The final step is finalizing the pipe sizing on the associated plans. This includes summing up the water supply fixture units for all fixtures and totalizing the water supply fixture units through the entire piping system. The example markup plan in Figure 3 shows summation of the water supply fixture units using the UPC through the hot- and cold-water piping systems back to the main water supply. The same method would apply for the IPC, with changes to water supply fixture-unit values as required. For fixtures with cold-water supply only (i.e., urinals, water closets, hose bibs, etc.), this will be equal to the total water supply fixture-unit value from Table 610.3 of the UPC. For fixtures with hot and cold supplies, the notes at the bottom of UPC, Table 610.3, permits using 75% of the total supply fixture units to calculate flow. The IPC provides fixture-unit values for both cold- and hot-water-serving fixtures.

Once the water supply fixture units are totaled through the entire piping system, then the table developed in Step 7 can be used to provide the proper pipe size for each pipe segment.

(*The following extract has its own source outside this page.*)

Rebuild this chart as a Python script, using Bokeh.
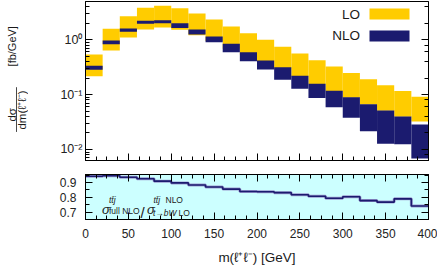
import numpy as np
from bokeh.plotting import figure
from bokeh.layouts import column, row
from bokeh.models import (Range1d, Label, BoxAnnotation, LinearAxis, LogAxis,
                          SingleIntervalTicker, LogTicker, Arrow,
                          CustomJSTickFormatter)
from bokeh.embed import file_html
from bokeh.resources import INLINE

# ---------------- data ----------------
bin_edges = [0, 20, 40, 60, 80, 100, 120, 140, 160, 180, 200,
             220, 240, 260, 280, 300, 320, 340, 360, 380, 400]
lo_upper = [0.54, 1.59, 2.69, 3.83, 4.17, 3.77, 3.02, 2.34, 1.75, 1.32,
            1.00, 0.745, 0.563, 0.425, 0.326, 0.248, 0.1905, 0.149, 0.1166, 0.0914]
lo_lower = [0.217, 0.638, 1.10, 1.54, 1.68, 1.52, 1.21, 0.95, 0.685, 0.533,
            0.386, 0.291, 0.214, 0.156, 0.116, 0.088, 0.066, 0.0508, 0.0395, 0.0324]
nlo_upper = [0.336, 0.971, 1.61, 2.22, 2.28, 2.01, 1.54, 1.15, 0.845, 0.594,
             0.419, 0.316, 0.221, 0.158, 0.1175, 0.0899, 0.067, 0.0514, 0.040, 0.0286]
nlo_lower = [0.284, 0.831, 1.40, 1.96, 2.01, 1.65, 1.25, 0.904, 0.594, 0.407,
             0.287, 0.187, 0.128, 0.0869, 0.059, 0.0378, 0.0216, 0.0127, 0.0125, 0.00686]
ratio = [0.943, 0.947, 0.936, 0.926, 0.910, 0.898, 0.884, 0.870, 0.856, 0.840,
         0.838, 0.832, 0.818, 0.808, 0.794, 0.804, 0.778, 0.768, 0.790, 0.742]

legend_labels = ["LO", "NLO"]
x_title = "m(ℓ⁺ℓ⁻) [GeV]"

# ---------------- layout constants (page pixels) ----------------
W = 437
LW = 28                 # width of the strip holding the y title
H1, H2 = 167, 100
FX0, FX1 = 85, 428      # frame left / right
T1_TOP, T1_BOT = 1, 7
T2_TOP, T2_BOT = 7, 42
XMIN, XMAX = 0, 400
YMIN1, YMAX1 = 0.0063, 5.0
YMIN2, YMAX2 = 0.65, 0.955
FONT = "Liberation Sans"
LO_COL = "#ffcc00"
NLO_COL = "#1b1b6f"
TXT = "#1a1a1a"

F1Y0, F1Y1 = T1_TOP, H1 - T1_BOT
F2Y0, F2Y1 = H1 + T2_TOP, H1 + H2 - T2_BOT


def gev(px):
    return XMIN + (XMAX - XMIN) * (px - FX0) / (FX1 - FX0)


def top_val(py):
    a, b = np.log10(YMAX1), np.log10(YMIN1)
    return 10 ** (a - (py - F1Y0) / (F1Y1 - F1Y0) * (a - b))


def bot_val(py):
    return YMAX2 - (py - F2Y0) / (F2Y1 - F2Y0) * (YMAX2 - YMIN2)


EMPTY = CustomJSTickFormatter(code="return ''")
POW10 = CustomJSTickFormatter(code="""
const e = Math.round(Math.log10(tick));
const sup = {'-': '\u207b', '0': '\u2070', '1': '\u00b9', '2': '\u00b2', '3': '\u00b3',
             '4': '\u2074', '5': '\u2075', '6': '\u2076', '7': '\u2077', '8': '\u2078',
             '9': '\u2079'};
return '10' + String(e).split('').map(c => sup[c]).join('');
""")


def style_axis(ax, labels=True, size="12px", standoff=8):
    ax.major_tick_in = 7
    ax.major_tick_out = 0
    ax.minor_tick_in = 4
    ax.minor_tick_out = 0
    ax.axis_line_color = "black"
    ax.major_tick_line_color = "black"
    ax.minor_tick_line_color = "black"
    if labels:
        ax.major_label_text_font = FONT
        ax.major_label_text_font_size = size
        ax.major_label_text_color = "#222222"
        ax.major_label_standoff = standoff
    else:
        ax.formatter = EMPTY
        ax.major_label_text_font_size = "2px"
        ax.major_label_standoff = 0


# ---------------- y-title strip ----------------
lf = figure(width=LW, height=H1, x_range=Range1d(0, LW), y_range=Range1d(H1, 0),
            output_backend="svg", toolbar_location=None,
            x_axis_location=None, y_axis_location=None,
            min_border_left=0, min_border_right=0, min_border_top=0, min_border_bottom=0)
lf.xgrid.visible = False
lf.ygrid.visible = False
lf.outline_line_color = None
rot = np.pi / 2
lf.add_layout(Label(x=11.2, y=119, text="dσ", angle=rot,
                    text_align="center", text_baseline="middle",
                    text_font=FONT, text_font_size="11.5px", text_color=TXT))
lf.add_layout(Label(x=21.5, y=114, text="dm(ℓ⁺ℓ⁻)", angle=rot,
                    text_align="center", text_baseline="middle",
                    text_font=FONT, text_font_size="11.5px", text_color=TXT))
lf.add_layout(Label(x=11.5, y=47, text="[fb/GeV]", angle=rot,
                    text_align="center", text_baseline="middle",
                    text_font=FONT, text_font_size="11px", text_color=TXT))
lf.add_layout(Arrow(end=None, x_start=16, x_end=16, y_start=90, y_end=137,
                    line_color=TXT, line_width=0.8))

# ---------------- top panel ----------------
p1 = figure(width=W - LW, height=H1, x_range=Range1d(XMIN, XMAX),
            y_range=Range1d(YMIN1, YMAX1), y_axis_type="log",
            output_backend="svg", toolbar_location=None,
            min_border_left=FX0 - LW, min_border_right=W - FX1,
            min_border_top=T1_TOP, min_border_bottom=T1_BOT)
p1.xgrid.visible = False
p1.ygrid.visible = False
p1.outline_line_color = "black"
p1.outline_line_width = 1

p1.quad(left=bin_edges[:-1], right=bin_edges[1:], bottom=lo_lower, top=lo_upper,
        fill_color=LO_COL, line_color=None)
p1.quad(left=bin_edges[:-1], right=bin_edges[1:], bottom=nlo_lower, top=nlo_upper,
        fill_color=NLO_COL, line_color=None)

p1.xaxis.ticker = SingleIntervalTicker(interval=50, num_minor_ticks=4)
style_axis(p1.xaxis[0], labels=False)
style_axis(p1.yaxis[0], labels=True, size="12.5px", standoff=3)
p1.yaxis[0].formatter = POW10
ra1 = LogAxis(ticker=LogTicker())
style_axis(ra1, labels=False)
p1.add_layout(ra1, "right")

# legend (text left of swatch)
p1.add_layout(BoxAnnotation(left=gev(369), right=gev(409), top=top_val(8),
                            bottom=top_val(19), fill_color=LO_COL, fill_alpha=1,
                            line_color=None))
p1.add_layout(BoxAnnotation(left=gev(369), right=gev(409), top=top_val(30),
                            bottom=top_val(41), fill_color=NLO_COL, fill_alpha=1,
                            line_color=None))
p1.add_layout(Label(x=gev(359.5), y=top_val(13.5), text=legend_labels[0],
                    text_align="right", text_baseline="middle",
                    text_font=FONT, text_font_size="13.5px", text_color=TXT))
p1.add_layout(Label(x=gev(359.5), y=top_val(34.5), text=legend_labels[1],
                    text_align="right", text_baseline="middle",
                    text_font=FONT, text_font_size="13.5px", text_color=TXT))

# ---------------- bottom (ratio) panel ----------------
p2 = figure(width=W, height=H2, x_range=p1.x_range,
            y_range=Range1d(YMIN2, YMAX2),
            output_backend="svg", toolbar_location=None,
            min_border_left=FX0, min_border_right=W - FX1,
            min_border_top=T2_TOP, min_border_bottom=T2_BOT,
            background_fill_color="#ccffff")
p2.xgrid.visible = False
p2.ygrid.visible = False
p2.outline_line_color = "black"
p2.outline_line_width = 1

ratio_steps = ratio + [ratio[-1]]
p2.step(x=bin_edges, y=ratio_steps, mode="after", line_color="#9c9cd0", line_width=3)
p2.step(x=bin_edges, y=ratio_steps, mode="after", line_color=NLO_COL, line_width=1.6)

p2.xaxis.ticker = SingleIntervalTicker(interval=50, num_minor_ticks=4)
style_axis(p2.xaxis[0], labels=True, size="12px", standoff=9)
p2.xaxis.axis_label = x_title
p2.xaxis.axis_label_text_font = FONT
p2.xaxis.axis_label_text_font_size = "13.5px"
p2.xaxis.axis_label_text_font_style = "normal"
p2.xaxis.axis_label_text_color = TXT
p2.xaxis.axis_label_standoff = 9

p2.yaxis.ticker = SingleIntervalTicker(interval=0.1, num_minor_ticks=2)
style_axis(p2.yaxis[0], labels=True, size="12px", standoff=9)

ta2 = LinearAxis(ticker=SingleIntervalTicker(interval=50, num_minor_ticks=4))
style_axis(ta2, labels=False)
p2.add_layout(ta2, "above")
ra2 = LinearAxis(ticker=SingleIntervalTicker(interval=0.1, num_minor_ticks=2))
style_axis(ra2, labels=False)
p2.add_layout(ra2, "right")


def txt(px, py, s, size, style="normal"):
    p2.add_layout(Label(x=gev(px), y=bot_val(py), text=s, text_align="left",
                        text_baseline="alphabetic", text_font=FONT,
                        text_font_size=size, text_font_style=style,
                        text_color="#222222"))


txt(101.5, 214, "σ", "13px", "italic")
txt(108.5, 202.5, "tt̄j", "8.5px", "italic")
txt(108.5, 215.5, "full NLO", "8.5px")
txt(140, 217, "/", "15px")
txt(146.5, 214, "σ", "13px", "italic")
txt(153, 203, "tt̄j", "8.5px", "italic")
txt(165, 203, "NLO", "8.5px")
txt(152.5, 217.5, "t→bW", "8.5px", "italic")
txt(178, 217.5, "LO", "8.5px")

layout = column(row(lf, p1), p2)
open("out.html", "w").write(file_html(layout, INLINE))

The 2015 editions of the UPC and the IPC provide similar water-pipe-sizing methods for large commercial buildings, although there are clear differences between methods used in each code. Numerous published standards are also available for support in sizing of plumbing systems and conditions/problems that can arise. Using the correct code adopted by the local jurisdiction is required to complete proper sizing of the domestic-water systems. Understanding the basics behind pipe-sizing principals is vital in understanding how to use the proper code and properly design the water distribution systems for commercial buildings.